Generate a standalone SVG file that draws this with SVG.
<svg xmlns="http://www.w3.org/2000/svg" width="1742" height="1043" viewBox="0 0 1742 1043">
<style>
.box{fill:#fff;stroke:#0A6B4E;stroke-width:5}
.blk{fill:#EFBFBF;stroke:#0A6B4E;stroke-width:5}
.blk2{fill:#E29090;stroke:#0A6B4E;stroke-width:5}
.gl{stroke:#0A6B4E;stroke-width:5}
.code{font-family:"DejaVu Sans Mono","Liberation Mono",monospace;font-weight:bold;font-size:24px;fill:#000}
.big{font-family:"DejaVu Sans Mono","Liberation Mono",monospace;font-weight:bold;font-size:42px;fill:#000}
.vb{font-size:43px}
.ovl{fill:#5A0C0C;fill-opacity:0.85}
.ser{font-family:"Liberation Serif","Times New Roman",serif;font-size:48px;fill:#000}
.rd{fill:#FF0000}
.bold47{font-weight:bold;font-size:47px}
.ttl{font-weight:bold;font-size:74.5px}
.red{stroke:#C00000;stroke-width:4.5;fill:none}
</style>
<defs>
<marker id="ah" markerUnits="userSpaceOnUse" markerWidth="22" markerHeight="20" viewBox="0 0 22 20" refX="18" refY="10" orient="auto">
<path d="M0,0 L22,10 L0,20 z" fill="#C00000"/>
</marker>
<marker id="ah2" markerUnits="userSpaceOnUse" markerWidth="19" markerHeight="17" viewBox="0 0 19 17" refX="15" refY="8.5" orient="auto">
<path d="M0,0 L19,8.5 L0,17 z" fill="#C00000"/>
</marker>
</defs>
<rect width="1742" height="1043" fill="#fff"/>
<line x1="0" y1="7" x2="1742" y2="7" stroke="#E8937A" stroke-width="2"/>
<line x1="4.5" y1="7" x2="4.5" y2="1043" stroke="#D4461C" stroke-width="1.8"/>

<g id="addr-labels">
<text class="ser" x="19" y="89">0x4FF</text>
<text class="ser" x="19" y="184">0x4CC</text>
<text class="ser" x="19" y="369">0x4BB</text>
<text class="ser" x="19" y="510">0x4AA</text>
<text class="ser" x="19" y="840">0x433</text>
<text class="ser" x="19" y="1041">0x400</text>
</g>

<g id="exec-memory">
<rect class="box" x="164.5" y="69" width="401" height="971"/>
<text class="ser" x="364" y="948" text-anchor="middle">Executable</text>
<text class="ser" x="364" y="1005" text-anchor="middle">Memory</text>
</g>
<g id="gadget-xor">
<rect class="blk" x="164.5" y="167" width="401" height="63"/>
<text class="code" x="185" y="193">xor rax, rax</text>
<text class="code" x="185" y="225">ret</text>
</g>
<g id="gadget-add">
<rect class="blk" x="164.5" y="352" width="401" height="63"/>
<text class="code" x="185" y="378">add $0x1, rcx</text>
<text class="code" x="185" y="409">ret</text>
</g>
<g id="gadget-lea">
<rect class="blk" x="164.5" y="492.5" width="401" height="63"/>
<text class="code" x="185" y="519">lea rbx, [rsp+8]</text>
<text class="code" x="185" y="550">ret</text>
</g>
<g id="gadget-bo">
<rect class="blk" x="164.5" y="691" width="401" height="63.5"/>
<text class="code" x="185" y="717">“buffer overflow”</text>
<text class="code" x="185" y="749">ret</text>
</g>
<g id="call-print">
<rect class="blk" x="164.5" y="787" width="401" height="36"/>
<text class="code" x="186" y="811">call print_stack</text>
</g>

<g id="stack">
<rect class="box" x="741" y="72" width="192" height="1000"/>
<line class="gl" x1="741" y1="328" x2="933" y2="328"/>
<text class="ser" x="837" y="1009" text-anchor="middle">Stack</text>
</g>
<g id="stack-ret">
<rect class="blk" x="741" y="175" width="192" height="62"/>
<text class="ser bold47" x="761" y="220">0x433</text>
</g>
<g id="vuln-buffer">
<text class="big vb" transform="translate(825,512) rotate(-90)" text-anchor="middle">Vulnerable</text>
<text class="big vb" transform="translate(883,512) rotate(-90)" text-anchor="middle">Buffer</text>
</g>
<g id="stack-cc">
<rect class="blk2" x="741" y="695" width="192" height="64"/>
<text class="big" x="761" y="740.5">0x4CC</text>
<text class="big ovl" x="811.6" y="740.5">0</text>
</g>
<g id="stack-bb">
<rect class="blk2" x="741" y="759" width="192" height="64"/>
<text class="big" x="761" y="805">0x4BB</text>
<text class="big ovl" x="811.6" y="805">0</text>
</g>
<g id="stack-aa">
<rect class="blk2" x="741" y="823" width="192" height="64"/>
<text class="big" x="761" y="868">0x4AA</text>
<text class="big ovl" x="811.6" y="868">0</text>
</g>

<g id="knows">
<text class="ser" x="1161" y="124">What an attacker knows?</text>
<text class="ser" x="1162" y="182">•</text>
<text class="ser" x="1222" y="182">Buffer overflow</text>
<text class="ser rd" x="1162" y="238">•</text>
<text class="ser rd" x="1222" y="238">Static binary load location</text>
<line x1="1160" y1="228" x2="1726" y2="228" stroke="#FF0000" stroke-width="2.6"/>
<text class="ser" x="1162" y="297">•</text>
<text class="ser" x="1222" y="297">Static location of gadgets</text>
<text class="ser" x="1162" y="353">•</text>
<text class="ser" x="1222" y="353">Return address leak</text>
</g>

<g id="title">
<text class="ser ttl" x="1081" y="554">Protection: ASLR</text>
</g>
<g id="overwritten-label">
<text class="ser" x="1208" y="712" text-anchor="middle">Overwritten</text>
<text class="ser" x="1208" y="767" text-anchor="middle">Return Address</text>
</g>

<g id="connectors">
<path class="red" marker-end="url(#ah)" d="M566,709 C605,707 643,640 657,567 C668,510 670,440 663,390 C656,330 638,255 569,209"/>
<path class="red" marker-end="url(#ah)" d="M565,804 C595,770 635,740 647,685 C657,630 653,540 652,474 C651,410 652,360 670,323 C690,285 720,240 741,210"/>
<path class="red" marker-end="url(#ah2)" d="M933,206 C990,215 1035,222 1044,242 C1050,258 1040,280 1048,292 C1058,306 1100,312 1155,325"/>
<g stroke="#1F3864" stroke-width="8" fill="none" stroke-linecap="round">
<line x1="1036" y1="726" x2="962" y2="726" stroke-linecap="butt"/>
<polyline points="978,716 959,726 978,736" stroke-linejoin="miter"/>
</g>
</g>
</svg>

● ● ● ● ●

_Problem to work on_.
Can you reproduce all the material exactly?

_Solved exercise_.
Generate a standalone SVG file that draws this with SVG.
<svg xmlns="http://www.w3.org/2000/svg" width="1742" height="1043" viewBox="0 0 1742 1043">
<style>
.box{fill:#fff;stroke:#0A6B4E;stroke-width:5}
.blk{fill:#EFBFBF;stroke:#0A6B4E;stroke-width:5}
.blk2{fill:#E29090;stroke:#0A6B4E;stroke-width:5}
.gl{stroke:#0A6B4E;stroke-width:5}
.code{font-family:"DejaVu Sans Mono","Liberation Mono",monospace;font-weight:bold;font-size:24px;fill:#000}
.big{font-family:"DejaVu Sans Mono","Liberation Mono",monospace;font-weight:bold;font-size:42px;fill:#000}
.vb{font-size:43px}
.ovl{fill:#5A0C0C;fill-opacity:0.85}
.ser{font-family:"Liberation Serif","Times New Roman",serif;font-size:48px;fill:#000}
.rd{fill:#FF0000}
.bold47{font-weight:bold;font-size:47px}
.ttl{font-weight:bold;font-size:74.5px}
.red{stroke:#C00000;stroke-width:4.5;fill:none}
</style>
<defs>
<marker id="ah" markerUnits="userSpaceOnUse" markerWidth="22" markerHeight="20" viewBox="0 0 22 20" refX="18" refY="10" orient="auto">
<path d="M0,0 L22,10 L0,20 z" fill="#C00000"/>
</marker>
<marker id="ah2" markerUnits="userSpaceOnUse" markerWidth="19" markerHeight="17" viewBox="0 0 19 17" refX="15" refY="8.5" orient="auto">
<path d="M0,0 L19,8.5 L0,17 z" fill="#C00000"/>
</marker>
</defs>
<rect width="1742" height="1043" fill="#fff"/>
<line x1="0" y1="7" x2="1742" y2="7" stroke="#E8937A" stroke-width="2"/>
<line x1="4.5" y1="7" x2="4.5" y2="1043" stroke="#D4461C" stroke-width="1.8"/>

<g id="addr-labels">
<text class="ser" x="19" y="89">0x4FF</text>
<text class="ser" x="19" y="184">0x4CC</text>
<text class="ser" x="19" y="369">0x4BB</text>
<text class="ser" x="19" y="510">0x4AA</text>
<text class="ser" x="19" y="840">0x433</text>
<text class="ser" x="19" y="1041">0x400</text>
</g>

<g id="exec-memory">
<rect class="box" x="164.5" y="69" width="401" height="971"/>
<text class="ser" x="364" y="948" text-anchor="middle">Executable</text>
<text class="ser" x="364" y="1005" text-anchor="middle">Memory</text>
</g>
<g id="gadget-xor">
<rect class="blk" x="164.5" y="167" width="401" height="63"/>
<text class="code" x="185" y="193">xor rax, rax</text>
<text class="code" x="185" y="225">ret</text>
</g>
<g id="gadget-add">
<rect class="blk" x="164.5" y="352" width="401" height="63"/>
<text class="code" x="185" y="378">add $0x1, rcx</text>
<text class="code" x="185" y="409">ret</text>
</g>
<g id="gadget-lea">
<rect class="blk" x="164.5" y="492.5" width="401" height="63"/>
<text class="code" x="185" y="519">lea rbx, [rsp+8]</text>
<text class="code" x="185" y="550">ret</text>
</g>
<g id="gadget-bo">
<rect class="blk" x="164.5" y="691" width="401" height="63.5"/>
<text class="code" x="185" y="717">“buffer overflow”</text>
<text class="code" x="185" y="749">ret</text>
</g>
<g id="call-print">
<rect class="blk" x="164.5" y="787" width="401" height="36"/>
<text class="code" x="186" y="811">call print_stack</text>
</g>

<g id="stack">
<rect class="box" x="741" y="72" width="192" height="1000"/>
<line class="gl" x1="741" y1="328" x2="933" y2="328"/>
<text class="ser" x="837" y="1009" text-anchor="middle">Stack</text>
</g>
<g id="stack-ret">
<rect class="blk" x="741" y="175" width="192" height="62"/>
<text class="ser bold47" x="761" y="220">0x433</text>
</g>
<g id="vuln-buffer">
<text class="big vb" transform="translate(825,512) rotate(-90)" text-anchor="middle">Vulnerable</text>
<text class="big vb" transform="translate(883,512) rotate(-90)" text-anchor="middle">Buffer</text>
</g>
<g id="stack-cc">
<rect class="blk2" x="741" y="695" width="192" height="64"/>
<text class="big" x="761" y="740.5">0x4CC</text>
<text class="big ovl" x="811.6" y="740.5">0</text>
</g>
<g id="stack-bb">
<rect class="blk2" x="741" y="759" width="192" height="64"/>
<text class="big" x="761" y="805">0x4BB</text>
<text class="big ovl" x="811.6" y="805">0</text>
</g>
<g id="stack-aa">
<rect class="blk2" x="741" y="823" width="192" height="64"/>
<text class="big" x="761" y="868">0x4AA</text>
<text class="big ovl" x="811.6" y="868">0</text>
</g>

<g id="knows">
<text class="ser" x="1161" y="124">What an attacker knows?</text>
<text class="ser" x="1162" y="182">•</text>
<text class="ser" x="1222" y="182">Buffer overflow</text>
<text class="ser rd" x="1162" y="238">•</text>
<text class="ser rd" x="1222" y="238">Static binary load location</text>
<line x1="1160" y1="228" x2="1726" y2="228" stroke="#FF0000" stroke-width="2.6"/>
<text class="ser" x="1162" y="297">•</text>
<text class="ser" x="1222" y="297">Static location of gadgets</text>
<text class="ser" x="1162" y="353">•</text>
<text class="ser" x="1222" y="353">Return address leak</text>
</g>

<g id="title">
<text class="ser ttl" x="1081" y="554">Protection: ASLR</text>
</g>
<g id="overwritten-label">
<text class="ser" x="1208" y="712" text-anchor="middle">Overwritten</text>
<text class="ser" x="1208" y="767" text-anchor="middle">Return Address</text>
</g>

<g id="connectors">
<path class="red" marker-end="url(#ah)" d="M566,709 C605,707 643,640 657,567 C668,510 670,440 663,390 C656,330 638,255 569,209"/>
<path class="red" marker-end="url(#ah)" d="M565,804 C595,770 635,740 647,685 C657,630 653,540 652,474 C651,410 652,360 670,323 C690,285 720,240 741,210"/>
<path class="red" marker-end="url(#ah2)" d="M933,206 C990,215 1035,222 1044,242 C1050,258 1040,280 1048,292 C1058,306 1100,312 1155,325"/>
<g stroke="#1F3864" stroke-width="8" fill="none" stroke-linecap="round">
<line x1="1036" y1="726" x2="962" y2="726" stroke-linecap="butt"/>
<polyline points="978,716 959,726 978,736" stroke-linejoin="miter"/>
</g>
</g>
</svg>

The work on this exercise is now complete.